Luis Alberto e un calcio "vintage": gli esordi tra Cadice e Siviglia. E quel "diez" di Riquelme...

La rivista spagnola Panenka ha dedicato un lunghissimo articolo a Luis Alberto: "A Roma c'è qualcuno che si impegna perché Riquelme non sia l'ultimo genio irriverente. Il 10 della Lazio può esser considerato uno degli ultimi spiragli del calcio vintage". A Roma viene chiamato il "Mago" ma quando torna a San José del Valle, a 33 chilometri da Jerez, continua a essere il "Chavo". Lo sa bene Manuel Hidalgo, amico d'infanzia del centrocampista della Lazio: "Avevamo una rivalità storica con il quartiere di "La Cuesta". Ci siamo affrontati cento volte e in ogni partita, il Chavo faceva quattro o cinque gol allo stesso avversario. Era annoiato". A 15 anni, partecipò insieme ad alcuni amici a un torneo che si giocava nel paese vicino, Algar. Luis Alberto disputò quel campionato indossando delle Reebok classiche, regalate da un compagno di squadra. "Non aveva bisogno di altre cose per dimostrare che era qualcuno di speciale", continua la rivista. In occasione delle semifinali, sfidò una squadra di San Fernando che aveva giocatori di Segunda B e di Tercera. Continua Manuel: "Nel primo tempo segnò un gol da calcio di punizione. Poi s'arrabbiò e si tolse le scarpe perché ci avevano segnato due gol. Non erano passati nemmeno dieci secondi e se le stava già rimettendo perché avevo subito un fallo al limite dell'area. Abbiamo finito per vincere ai rigori".

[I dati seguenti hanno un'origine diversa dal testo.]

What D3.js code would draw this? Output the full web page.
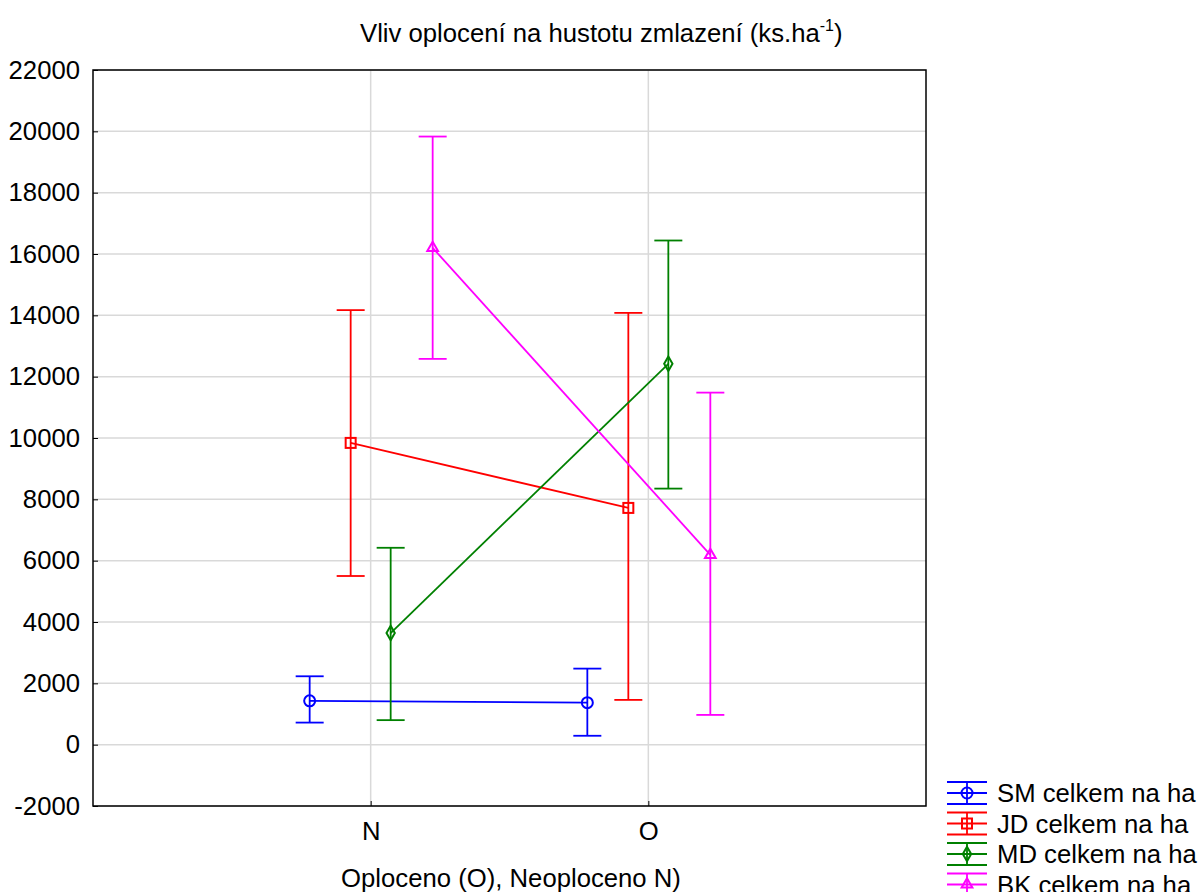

Parola poi a Loli Alconchel, fratello di Luis Alberto, colui che si prendeva del tempo per portarlo da San José del Valle a Siviglia. 120 chilometri, cinque volte a settimana: "Tutto è successo grazie a mia madre, muoveva cielo e terra per lui. Se la partita si giocava a Cordoba, lei stava già lì. Tra fratelli ci mettevamo d'accordo per regalargli scarpini, pallone, guanti... Non chiedeva altri regali". Uno dei tanti rivenditori che portavi alimenti al negozio di Loli fu il primo che vide qualcosa di speciale in Luis. "Loli, perché non porti il bambino al Jerez?", disse. "La prima volta che lo vidi giocare con il Jerez la gara di giocò piovendo e il campo di terra era impraticabile. Rimasi incantato", commenta José Luis Calderon, il primo allenatore dello spagnolo al Siviglia, a cui furono sufficienti dieci minuti che capire che fosse davanti a un giocatore speciale. "Immediatamente chiamai Pablo Blanco e gli dissi che dovevamo tesserarlo". "Aveva 11 anni e già giocava con la testa alta, comandando il gioco. Lanciava e correggeva le posizioni dei suoi compagni", ricorda.
Il fratello ricorda di quel periodo: "La maggior parte delle volte faceva i compiti in macchina. Arrivava a casa esausto". Pablo Blanco, storico giocatore del Siviglia e coordinatore del settore giovanile, poi, spiega: "Luis Alberto fu uno dei primi che viveva nel residence nonostante fosse così piccolo". Fondamentale il ruolo dell'allenatore, che ogni due settimane parlava con lui: "Fisicamente sviluppò più tardi dei suoi compagni. Quell'anno fu il primo che trascorse fuori casa, non fu facile. Abbiamo dovuto rassicurarlo spesso, perché provò ad abbandonare un paio di volte". Ma il momento complicato non durò troppo, continua Blanco: "Real Madrid e Barcellona provarono a tesserarlo". Prosegue Calderon: "A volte i giocatori vogliono andare a un ritmo più rapido di quello che si aspetta il club. Lui voleva un posto assicurato in prima squadra e il Siviglia non poteva darglielo, per questo fu ceduto al Barcellona B". Da quel momento Luis Alberto ha vissuto numerose esperienze in altri club, ma Calderon non ha mai smesso di seguirlo: "Mantiene quella vivacità nello sguardo che aveva già quando era piccolo. La sua crescita è stata enorme, però ciò che lo differenziata rispetto al resto è ancora intatto e lo mostra in ogni match".